DHS also struck 7,000 settlement agreements over the last four years, most of which were out of compliance.
President Trump, it turns out, is not the only person in the federal government making his staff sign non-disclosure agreements.
The Homeland Security Department regularly requires its employees, contractors, detailees and consultants to sign NDAs in order to access DHS systems and information. In 75 percent of those agreements signed between fiscal years 2014 and 2017, however, DHS’ inspector general found the department failed to include mandatory language reminding employees of their whistleblower protections. Such oversights could “deter reporting waste, fraud or abuse” and run “counter to fostering an open and transparent environment,” the IG said.
Non-disclosure agreements are not unusual in the federal government, and the General Services Administration maintains a “standard form” for agencies to use when issuing one. That form, however, includes the requisite language reminding employees that the agreement does not “supersede, conflict with, or otherwise alter the employee obligations, rights or liabilities” regarding whistleblower protection.
In the forms DHS uses, however, three-quarters do not contain the statement, which is required under the 2012 Whistleblower Protection Enhancement Act that President Obama signed into law. Following the passage of another whistleblower update last year, Homeland Security’s undersecretary for management in November sent an email to all employees. The email contained a link to information specifically referring to the whistleblower requirement for non-disclosure agreements, but neither DHS nor its components updated their NDAs.

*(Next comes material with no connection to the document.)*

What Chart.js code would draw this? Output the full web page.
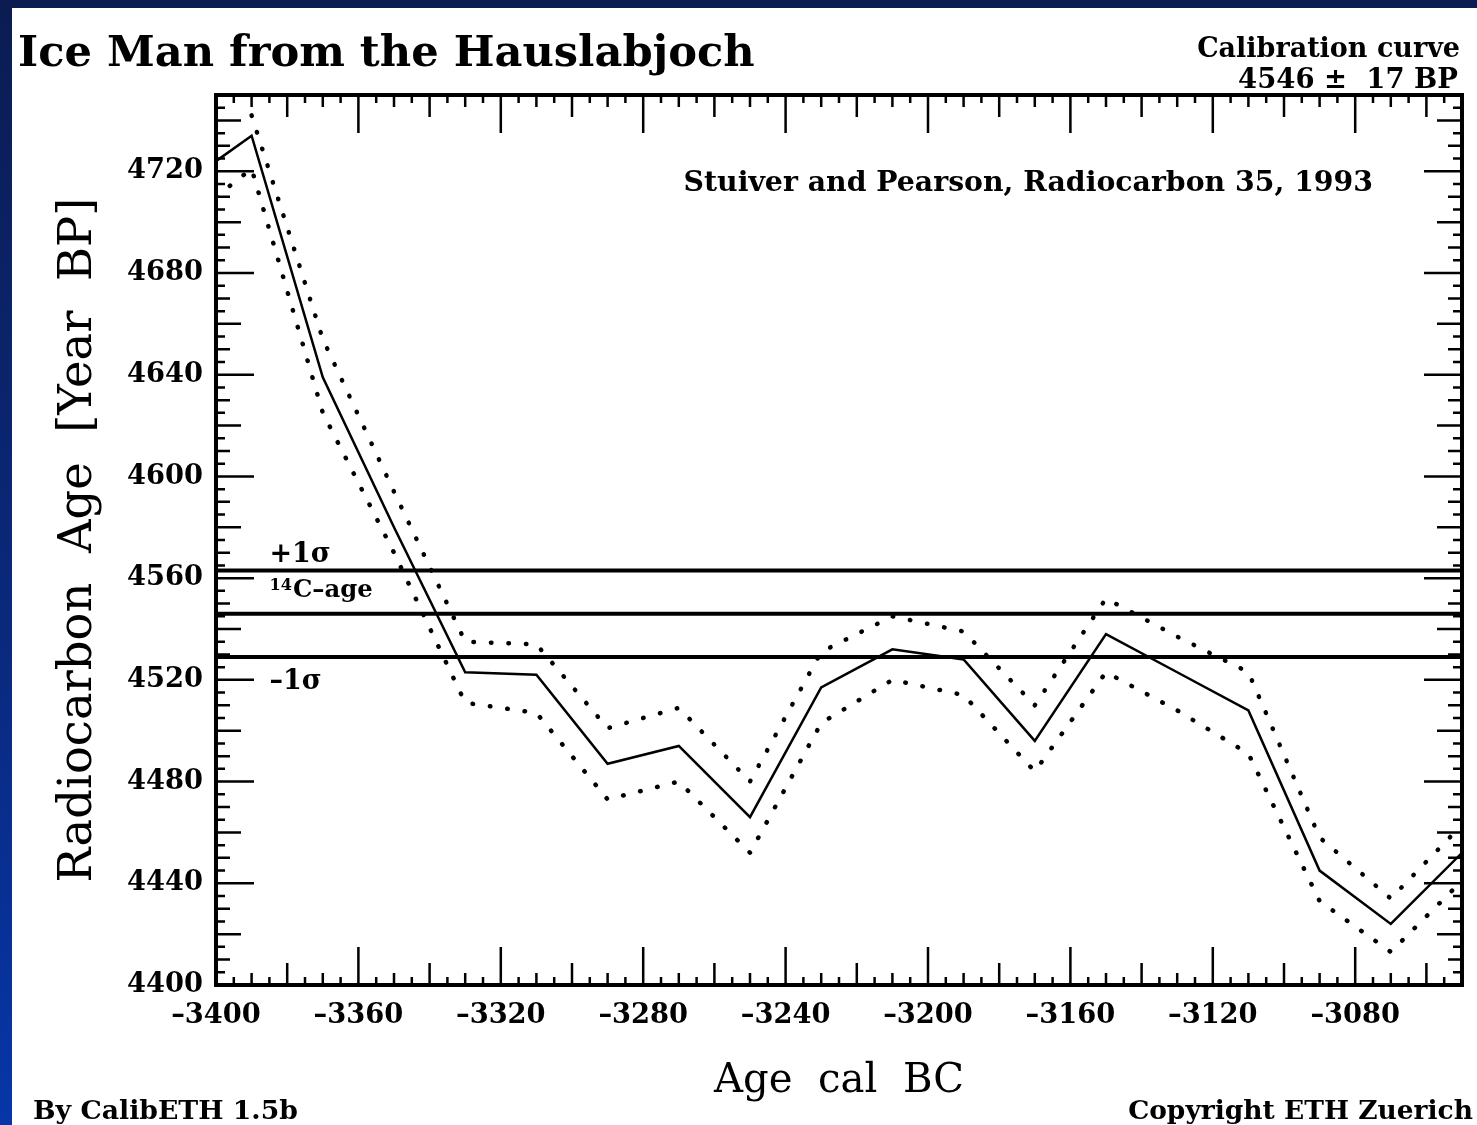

The issue trickled down to more than just NDAs. The 2012 law also required the whistleblower language to be included in settlement agreements that include a broad confidentiality clause, which agencies sometimes reach with employees after performance issues, misconduct and allegations of discrimination. DHS signed nearly 7,000 such agreements in fiscal years 2014-2017, most of which included non-disclosure provisions and no reference to whistleblower protections.
Employees “shall not make any comments or take any actions with the effect of disparaging or undermining [DHS], including undermining the operations or leadership of [the component],” reads one template for settlement agreements. Others require employees to “withdraw any complaints or allegations they raised against DHS,” the IG said, or waive their ability to file complaints against the department that predate the settlement. Only two components included the whistleblower language in their agreement templates.
DHS’ failures came despite a 2013 memorandum from the Office of Special Counsel, the independent federal agency that investigates whistleblower disclosures and allegations of reprisal, that NDAs and settlement agreements contain the protection clause. OSC reminded agencies of that requirement in 2017 and 2018.
The IG further determined that while DHS estimated it had struck nearly 7,000 settlement agreements in the covered period, the department could not actually be sure that figure was accurate because it did not keep track of each case. It could not determine the settlements by category, such as whether they were disciplinary in nature or compensating for discrimination.
“Not knowing how many settlement agreements fall under particular categories makes it difficult for DHS to analyze trends, to identify risk areas, and to develop mitigation strategies to address those risks,” the IG said.
Jim Crumpacker, the DHS management liaison to the IG, agreed to update the department's NDA templates to include the whistleblower language and to better track its settlement agreements. He disagreed that the department had to include the protection provision in those settlements, but still vowed to update the language as the IG suggested.
"The department remains committed to ensuring that all employees and former employees are not chilled from making lawful disclosures," Crumpacker said.